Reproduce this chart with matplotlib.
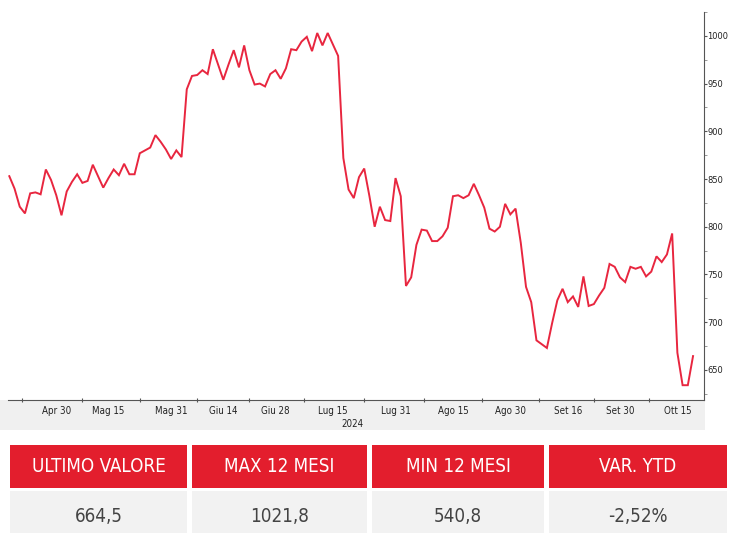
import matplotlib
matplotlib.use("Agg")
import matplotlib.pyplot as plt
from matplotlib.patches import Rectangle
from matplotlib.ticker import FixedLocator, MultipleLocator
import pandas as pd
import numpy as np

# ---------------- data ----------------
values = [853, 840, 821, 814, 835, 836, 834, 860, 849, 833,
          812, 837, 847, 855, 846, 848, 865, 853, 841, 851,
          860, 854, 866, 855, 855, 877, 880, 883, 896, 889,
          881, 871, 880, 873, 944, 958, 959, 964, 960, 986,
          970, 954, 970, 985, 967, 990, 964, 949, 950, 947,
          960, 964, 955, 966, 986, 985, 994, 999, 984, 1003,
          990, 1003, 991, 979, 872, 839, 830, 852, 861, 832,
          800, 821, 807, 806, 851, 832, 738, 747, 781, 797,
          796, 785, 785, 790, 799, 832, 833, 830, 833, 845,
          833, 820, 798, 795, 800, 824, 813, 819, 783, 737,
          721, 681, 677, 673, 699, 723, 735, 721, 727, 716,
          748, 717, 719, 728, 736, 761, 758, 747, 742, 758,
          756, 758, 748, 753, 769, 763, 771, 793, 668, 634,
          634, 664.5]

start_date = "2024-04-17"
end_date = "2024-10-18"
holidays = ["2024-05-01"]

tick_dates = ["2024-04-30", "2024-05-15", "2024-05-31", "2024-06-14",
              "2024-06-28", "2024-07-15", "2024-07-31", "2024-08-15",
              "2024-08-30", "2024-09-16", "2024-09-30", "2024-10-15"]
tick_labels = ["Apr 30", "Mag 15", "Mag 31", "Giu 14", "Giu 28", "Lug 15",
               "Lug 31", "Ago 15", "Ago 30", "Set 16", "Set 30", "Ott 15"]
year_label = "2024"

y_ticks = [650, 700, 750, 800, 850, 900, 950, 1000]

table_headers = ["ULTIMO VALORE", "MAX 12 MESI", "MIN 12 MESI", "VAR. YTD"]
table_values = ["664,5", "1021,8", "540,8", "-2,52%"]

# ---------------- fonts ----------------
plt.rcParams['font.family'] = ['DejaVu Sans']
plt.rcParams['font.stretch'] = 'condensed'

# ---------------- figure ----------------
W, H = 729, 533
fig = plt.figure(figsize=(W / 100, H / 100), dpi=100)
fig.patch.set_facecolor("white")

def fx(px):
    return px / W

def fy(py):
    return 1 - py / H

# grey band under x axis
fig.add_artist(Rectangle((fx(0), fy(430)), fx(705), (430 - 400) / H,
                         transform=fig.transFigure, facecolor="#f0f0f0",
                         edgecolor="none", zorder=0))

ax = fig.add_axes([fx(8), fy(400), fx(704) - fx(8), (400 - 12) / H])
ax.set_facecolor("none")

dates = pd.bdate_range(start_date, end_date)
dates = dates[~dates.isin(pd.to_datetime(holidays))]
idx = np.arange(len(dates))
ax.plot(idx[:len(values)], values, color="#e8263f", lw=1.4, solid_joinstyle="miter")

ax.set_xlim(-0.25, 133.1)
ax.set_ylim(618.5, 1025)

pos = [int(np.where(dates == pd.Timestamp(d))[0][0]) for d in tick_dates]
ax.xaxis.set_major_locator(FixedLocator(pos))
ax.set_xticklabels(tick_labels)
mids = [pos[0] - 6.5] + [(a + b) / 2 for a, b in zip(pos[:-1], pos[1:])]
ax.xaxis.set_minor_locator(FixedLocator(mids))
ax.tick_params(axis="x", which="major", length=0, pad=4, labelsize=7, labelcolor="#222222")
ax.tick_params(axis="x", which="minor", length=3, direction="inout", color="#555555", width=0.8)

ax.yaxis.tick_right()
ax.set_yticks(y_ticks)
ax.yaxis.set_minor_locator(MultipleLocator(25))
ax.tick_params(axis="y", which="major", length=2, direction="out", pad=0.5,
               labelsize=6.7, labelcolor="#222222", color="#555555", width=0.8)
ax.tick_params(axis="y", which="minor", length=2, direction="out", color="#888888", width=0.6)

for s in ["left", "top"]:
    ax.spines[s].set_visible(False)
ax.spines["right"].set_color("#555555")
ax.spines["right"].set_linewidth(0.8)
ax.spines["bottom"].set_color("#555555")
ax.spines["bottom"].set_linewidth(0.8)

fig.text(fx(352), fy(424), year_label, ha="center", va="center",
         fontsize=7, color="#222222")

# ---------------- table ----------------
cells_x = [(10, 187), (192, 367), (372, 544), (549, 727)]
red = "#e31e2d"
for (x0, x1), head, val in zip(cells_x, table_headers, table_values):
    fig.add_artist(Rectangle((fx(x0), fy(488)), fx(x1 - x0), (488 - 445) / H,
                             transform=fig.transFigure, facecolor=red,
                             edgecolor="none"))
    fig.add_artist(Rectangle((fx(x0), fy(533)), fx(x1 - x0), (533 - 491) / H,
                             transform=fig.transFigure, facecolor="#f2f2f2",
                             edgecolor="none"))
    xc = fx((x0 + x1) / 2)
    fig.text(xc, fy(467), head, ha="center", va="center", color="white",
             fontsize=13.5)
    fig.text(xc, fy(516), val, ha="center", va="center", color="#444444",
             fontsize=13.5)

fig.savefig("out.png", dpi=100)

########################################

Challenge: Starting at the first line of the material, output exactly the lines up to and including the one with "import numpy as np". Do not include the pictures.

Exercise result:
Reproduce this chart with matplotlib.
import matplotlib
matplotlib.use("Agg")
import matplotlib.pyplot as plt
from matplotlib.patches import Rectangle
from matplotlib.ticker import FixedLocator, MultipleLocator
import pandas as pd
import numpy as np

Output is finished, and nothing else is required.